In short, my father (as well as my mother), understood that politics have consequences, that democracies can turn, that there’s nothing in particular preventing buffoons and idiots (or charismatic charmers) from turning into tyrants and that once power has shown its hand, you’ll watch, amazed, as those you expected to hold the line fight to kiss the tyrant’s feet.

It’s because of this – because my parents had witnessed first-hand the havoc that the political process can wreak - that politics were never just a special interest in our house. They mattered, supremely, despite (or maybe precisely because of) the shallowness, the propaganda, the compromises, the inevitable bullshit involved. A person’s political beliefs, I was taught early on, were not an adjunct to their identity but an expression of it, a window onto their deepest-held beliefs about what constituted fairness, say, or how a decent society should be arranged. To be asked to check those views at the door, therefore (as was the case in America, maybe because Americans confuse debate with conflict), was like being asked to check your brain, your heart, your history: What was left? Your opinion on lawn furniture?

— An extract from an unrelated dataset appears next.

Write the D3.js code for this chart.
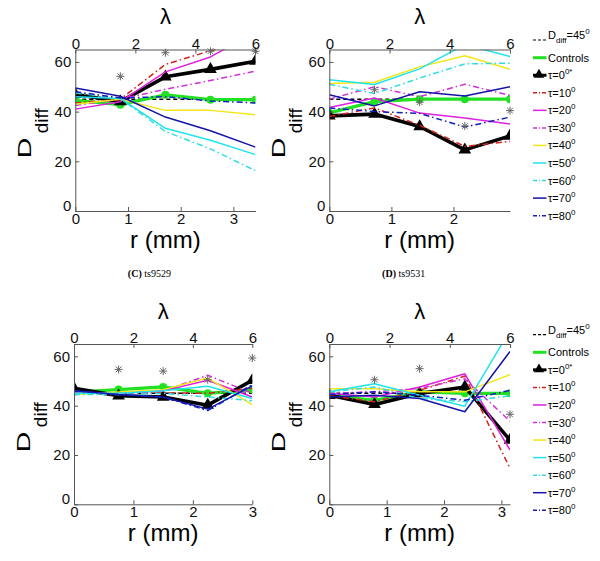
<!DOCTYPE html>
<html><head><meta charset="utf-8">
<script src="https://cdn.jsdelivr.net/npm/d3@7"></script>
<style>body{margin:0;background:#fff}svg{display:block}</style>
</head><body>
<svg id="chart" width="600" height="561"></svg>
<script>
// ---------- data ----------
const lambdaPoints = [0, 1.5, 3, 4.5, 6];
const lambdaTicks = [0, 2, 4, 6];
const yTicks = [0, 20, 40, 60];
const rMax = [3.42, 2.91, 3.0, 3.15];
const rTicks = [[0, 1, 2, 3], [0, 1, 2], [0, 1, 2, 3], [0, 1, 2, 3]];
const captions = ["(C) ts9529", "(D) ts9531", "", ""];
const seriesNames = ["Controls", "τ=0", "τ=10", "τ=20", "τ=30", "τ=40", "τ=50", "τ=60", "τ=70", "τ=80"];
const referenceLevel = [45, 45, 45, 45, 45];

const controls = [[44.5, 42.8, 46.8, 44.8, 44.8], [39.5, 44, 45, 45, 45], [45.5, 46.5, 47.6, 45, 46.5], [44.2, 42.2, 45.6, 45, 45]];
const tau0  = [[47, 44, 54, 57, 60.3], [38.3, 39, 34, 24.6, 30.2], [47, 44, 43.5, 40.2, 50.3], [44.2, 40.5, 44.9, 47.6, 26]];
const tau10 = [[43.5, 45, 59, 64.5, 69], [38, 41.5, 34.5, 26, 28], [45, 45, 45.2, 45, 47], [44, 41.6, 46.2, 52, 14.6]];
const tau20 = [[41, 44, 56, 62, 72], [41.7, 45.5, 39.4, 37.4, 35], [45, 45, 46, 50.3, 43.5], [45, 43.5, 47.6, 52.9, 22]];
const tau30 = [[42.5, 45, 49, 52.5, 56.3], [45, 50, 46, 51, 46.5], [45, 45, 46, 52.3, 45], [45, 45.6, 47, 50.9, 33.7]];
const tau40 = [[43, 45, 40.5, 40.5, 38.7], [51.3, 51.8, 58, 62.5, 57], [44.5, 45.5, 46.5, 51.2, 40.4], [46.9, 46.9, 45.6, 45.6, 52.6]];
const tau50 = [[46, 45.3, 33.3, 28.5, 22.7], [52.8, 50.9, 57.2, 67, 62.2], [45, 45, 46, 47.9, 42.9], [45.6, 48.9, 44.2, 39.8, 70.5]];
const tau60 = [[47.5, 45.3, 32, 25, 16.2], [51, 47.3, 53.5, 59.2, 59.5], [44.5, 44.5, 45, 43.5, 42], [45.5, 47.6, 42.9, 41.6, 44]];
const tau70 = [[49.5, 46.2, 37.8, 32.3, 25.7], [46.8, 42.3, 48, 46.3, 50], [46, 44.5, 43.5, 38.6, 48], [43.5, 44.2, 42.9, 37.5, 62]];
const tau80 = [[48, 45.5, 46, 44.3, 43.5], [41.5, 40, 39.3, 33.8, 37.8], [46, 44.5, 43.5, 38, 48.5], [44.5, 45.6, 44.2, 42.2, 46.2]];
const asterisks = [[null, 54.2, 63.7, 64.3, 64.3], [null, 48.8, 43.8, 34.2, 40.4], [null, 54.7, 54, 50.5, 59.3], [null, 50.5, 55, null, 36.5]];

// ---------- styles / layout ----------
const seriesData = [controls, tau0, tau10, tau20, tau30, tau40, tau50, tau60, tau70, tau80];
const seriesStyle = [
  {color: "#22e022", width: 3.2, dash: null, marker: "circle"},
  {color: "#000000", width: 3.6, dash: null, marker: "triangle"},
  {color: "#d42020", width: 1.5, dash: "6,3,1.5,3"},
  {color: "#e020e0", width: 1.5, dash: null},
  {color: "#d030d8", width: 1.5, dash: "6,3,1.5,3"},
  {color: "#f2e61a", width: 1.5, dash: null},
  {color: "#20e4ec", width: 1.5, dash: null},
  {color: "#30dce0", width: 1.5, dash: "6,3,1.5,3"},
  {color: "#1414a8", width: 1.5, dash: null},
  {color: "#1020c0", width: 1.5, dash: "6,3,1.5,3"}
];
const panels = [
  {left: 75.3, right: 255.5, top: 49.5, bottom: 211},
  {left: 329.3, right: 510, top: 49.5, bottom: 211},
  {left: 74, right: 252.3, top: 344, bottom: 504.3},
  {left: 329.3, right: 510, top: 344, bottom: 504.3}
];
const legends = [{x: 533, y: 57.7}, {x: 533, y: 352.3}];

const svg = d3.select("#chart");
const font = "'Liberation Sans', Arial, Helvetica, sans-serif";

const asteriskSymbol = {
  draw(ctx, size) {
    const r = Math.sqrt(size) / 2, d = r * 0.72;
    ctx.moveTo(-r, 0); ctx.lineTo(r, 0);
    ctx.moveTo(0, -r); ctx.lineTo(0, r);
    ctx.moveTo(-d, -d); ctx.lineTo(d, d);
    ctx.moveTo(-d, d); ctx.lineTo(d, -d);
  }
};

panels.forEach((p, i) => {
  const lam = d3.scaleLinear().domain([0, 6]).range([p.left, p.right]);
  const x = d3.scaleLinear().domain([0, rMax[i]]).range([p.left, p.right]);
  const y = d3.scaleLinear().domain([0, 65]).range([p.bottom, p.top]);
  const g = svg.append("g");

  const clipId = "clip" + i;
  svg.append("clipPath").attr("id", clipId).append("rect")
    .attr("x", p.left).attr("y", p.top).attr("width", p.right - p.left).attr("height", p.bottom - p.top);

  const plot = g.append("g").attr("clip-path", `url(#${clipId})`);
  const line = d3.line().x((d, k) => lam(lambdaPoints[k])).y(d => y(d));

  plot.append("path").attr("d", line(referenceLevel)).attr("fill", "none")
    .attr("stroke", "#000").attr("stroke-width", 1.4).attr("stroke-dasharray", "4,3");

  seriesData.forEach((arr, s) => {
    const st = seriesStyle[s];
    const vals = arr[i];
    plot.append("path").attr("d", line(vals)).attr("fill", "none")
      .attr("stroke", st.color).attr("stroke-width", st.width)
      .attr("stroke-dasharray", st.dash).attr("stroke-linejoin", "round");
    if (st.marker === "circle") {
      plot.selectAll(null).data(vals).enter().append("circle")
        .attr("cx", (d, k) => lam(lambdaPoints[k])).attr("cy", d => y(d)).attr("r", 4)
        .attr("fill", st.color);
    } else if (st.marker === "triangle") {
      plot.selectAll(null).data(vals).enter().append("path")
        .attr("d", d3.symbol(d3.symbolTriangle, 70))
        .attr("transform", (d, k) => `translate(${lam(lambdaPoints[k])},${y(d)})`)
        .attr("fill", "#000");
    }
  });

  g.selectAll(null).data(asterisks[i].map((v, k) => ({v, k})).filter(d => d.v !== null))
    .enter().append("path")
    .attr("d", d3.symbol(asteriskSymbol, 64))
    .attr("transform", d => `translate(${lam(lambdaPoints[d.k])},${y(d.v)})`)
    .attr("fill", "none").attr("stroke", "#666").attr("stroke-width", 1);

  const fmt = d3.format("d");
  const axL = g.append("g").attr("transform", `translate(${p.left},0)`)
    .call(d3.axisLeft(y).tickValues(yTicks).tickFormat(fmt).tickSizeInner(-4).tickSizeOuter(0).tickPadding(4));
  const axB = g.append("g").attr("transform", `translate(0,${p.bottom})`)
    .call(d3.axisBottom(x).tickValues(rTicks[i]).tickFormat(fmt).tickSizeInner(-4).tickSizeOuter(0).tickPadding(2));
  const axT = g.append("g").attr("transform", `translate(0,${p.top})`)
    .call(d3.axisTop(lam).tickValues(lambdaTicks).tickFormat(fmt).tickSizeInner(-4).tickSizeOuter(0).tickPadding(1));
  [axL, axB, axT].forEach(a => {
    a.select(".domain").attr("stroke", "#555");
    a.selectAll(".tick line").attr("stroke", "#555");
    a.selectAll("text").attr("font-family", font).attr("font-size", 15).attr("fill", "#111");
  });
  axL.selectAll(".tick").filter(d => d === 0).select("text").attr("dy", "-0.05em");

  const cx = (p.left + p.right) / 2;
  g.append("text").attr("x", cx).attr("y", p.top - 25.5).attr("text-anchor", "middle")
    .attr("font-family", font).attr("font-size", 22).text("λ");
  g.append("text").attr("x", cx).attr("y", p.bottom + 36.5).attr("text-anchor", "middle")
    .attr("font-family", font).attr("font-size", 24).text("r (mm)");
  const ylab = g.append("g")
    .attr("transform", `translate(${p.left - 44.3},${(p.top + p.bottom) / 2 + 28}) rotate(-90)`);
  ylab.append("text").attr("x", 0).attr("y", 0).attr("font-family", font).attr("font-size", 19)
    .attr("transform", "scale(1.5,1)").text("D");
  ylab.append("text").attr("x", 25).attr("y", 17).attr("font-family", font).attr("font-size", 19)
    .text("diff");

  if (captions[i]) {
    const t = g.append("text").attr("x", cx - 16).attr("y", 277).attr("text-anchor", "middle")
      .attr("font-family", "'Liberation Serif', 'DejaVu Serif', serif").attr("font-size", 10);
    const parts = captions[i].split(" ");
    t.append("tspan").attr("font-weight", "bold").text(parts[0]);
    t.append("tspan").text(" " + parts[1]);
  }
});

legends.forEach(L => {
  const g = svg.append("g");
  const lx0 = L.x, lx1 = L.x + 13.5, tx = L.x + 15;
  const step = 17.55;
  const ry = L.y - 17.7;
  g.append("line").attr("x1", lx0).attr("x2", lx1).attr("y1", ry).attr("y2", ry)
    .attr("stroke", "#000").attr("stroke-width", 1.2).attr("stroke-dasharray", "3,2");
  const rt = g.append("text").attr("x", tx).attr("y", ry - 1).attr("font-family", font).attr("font-size", 11);
  rt.append("tspan").text("D");
  rt.append("tspan").attr("font-size", 8).attr("dy", 4).text("diff");
  rt.append("tspan").attr("dy", -4).text("=45");
  rt.append("tspan").attr("font-size", 8).attr("dy", -5).text("0");

  seriesNames.forEach((name, s) => {
    const st = seriesStyle[s];
    const yy = L.y + s * step;
    g.append("line").attr("x1", lx0).attr("x2", lx1).attr("y1", yy).attr("y2", yy)
      .attr("stroke", st.color).attr("stroke-width", Math.min(st.width, 3))
      .attr("stroke-dasharray", st.dash ? "4,2,1,2" : null);
    if (st.marker === "triangle") {
      g.append("path").attr("d", d3.symbol(d3.symbolTriangle, 45))
        .attr("transform", `translate(${lx0 + 6},${yy - 0.5})`).attr("fill", "#000");
    }
    const t = g.append("text").attr("x", tx).attr("y", yy + 4).attr("font-family", font).attr("font-size", 11);
    if (s === 0) {
      t.text(name);
    } else {
      t.append("tspan").text(name);
      t.append("tspan").attr("font-size", 8).attr("dy", -5).text(s === 1 ? "0*" : "0");
    }
  });
});
</script>
</body></html>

This is what I think my father (whose appreciation for the human comedy never descended into cheap cynicism, whose sense of justice remains my true north) would tell me today: ‘Be careful. It should still work out: American pluralism and the free press, however compromised, are still powerful things; the white blood cells of the body politic, so to speak, will probably clean this mess up, but be careful. This man, with his clowning, his bombast, his disdain for truth, his authoritarian instincts and his shape-shifting opportunism, has the stench of the dictator about him. Above all, don’t forget that it’s never the man himself who matters – alone, he’s nothing - but the people he activates: he gives them life, they in turn make him, and eventually he’s just running in front of the mob – feeding it, distracting it - to keep from being run over.’

By the time you get to that point, he’d explain, the process doesn’t even require new laws; it’s self-propelling, self-perpetuating - a contagion of belief. Fueled on slogans, it plays out on a micro-scale – in the Jiffy Lube waiting room, the dentist’s office, the local bar - a million points of patriotic hate.

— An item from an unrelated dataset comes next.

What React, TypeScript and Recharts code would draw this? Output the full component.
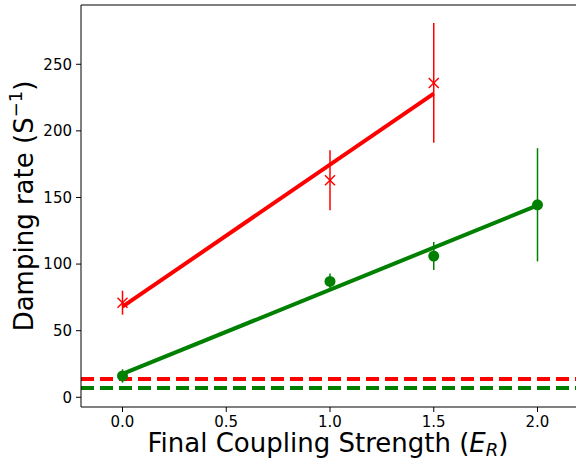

‘This is the fire your Mr. Trump is playing with,’ my father would tell me. ‘Who knows if he understands what he’s doing; in some ways, it doesn’t matter. Once unreason begins to roar, it’s hard to stop.’

You want to make it real? This is how it would work.

It’s the fall of 2017. President Donald Trump, having begun to tack to the center immediately after locking down the Republican nomination, has been in the White House for ten months, swept into office on a tide of generalized outrage and a vague yearning for ‘change.’ Shocked by his numbers, sensing where the political advantage lies, a majority of the members of Congress have fallen in line. The stacking of the judiciary has begun.

Not surprisingly (as early as the winter of 2016 Trump had signaled that he favored strengthening libel laws to make it easier to sue the press), the opposition is demonized. Reacting to the anger of its readers, bleeding subscribers, the press quietly begins to censor itself.

Meanwhile, the “low information” voters who swept Trump into office, many of whom believed that immigrants should be deported en masse, that Islam should be declared illegal and gays prevented from entering the United States, have identified the enemy, and the enemy is anyone who criticizes the man who would make America great again.

It feels good to hate, especially when a lot of other people agree with you. It gives you a sense of community. And hope.

Things are so much clearer now.

As for the rest of us – the majority of us, anyway - well, not that much has changed. Unless we go out of our way to deliberately call attention to ourselves, we’re ‘free’ to do pretty much all the things we did before: go to work, have a beer on the porch, upgrade to that new phone.

All we have to do is watch what we text. It’s only common sense.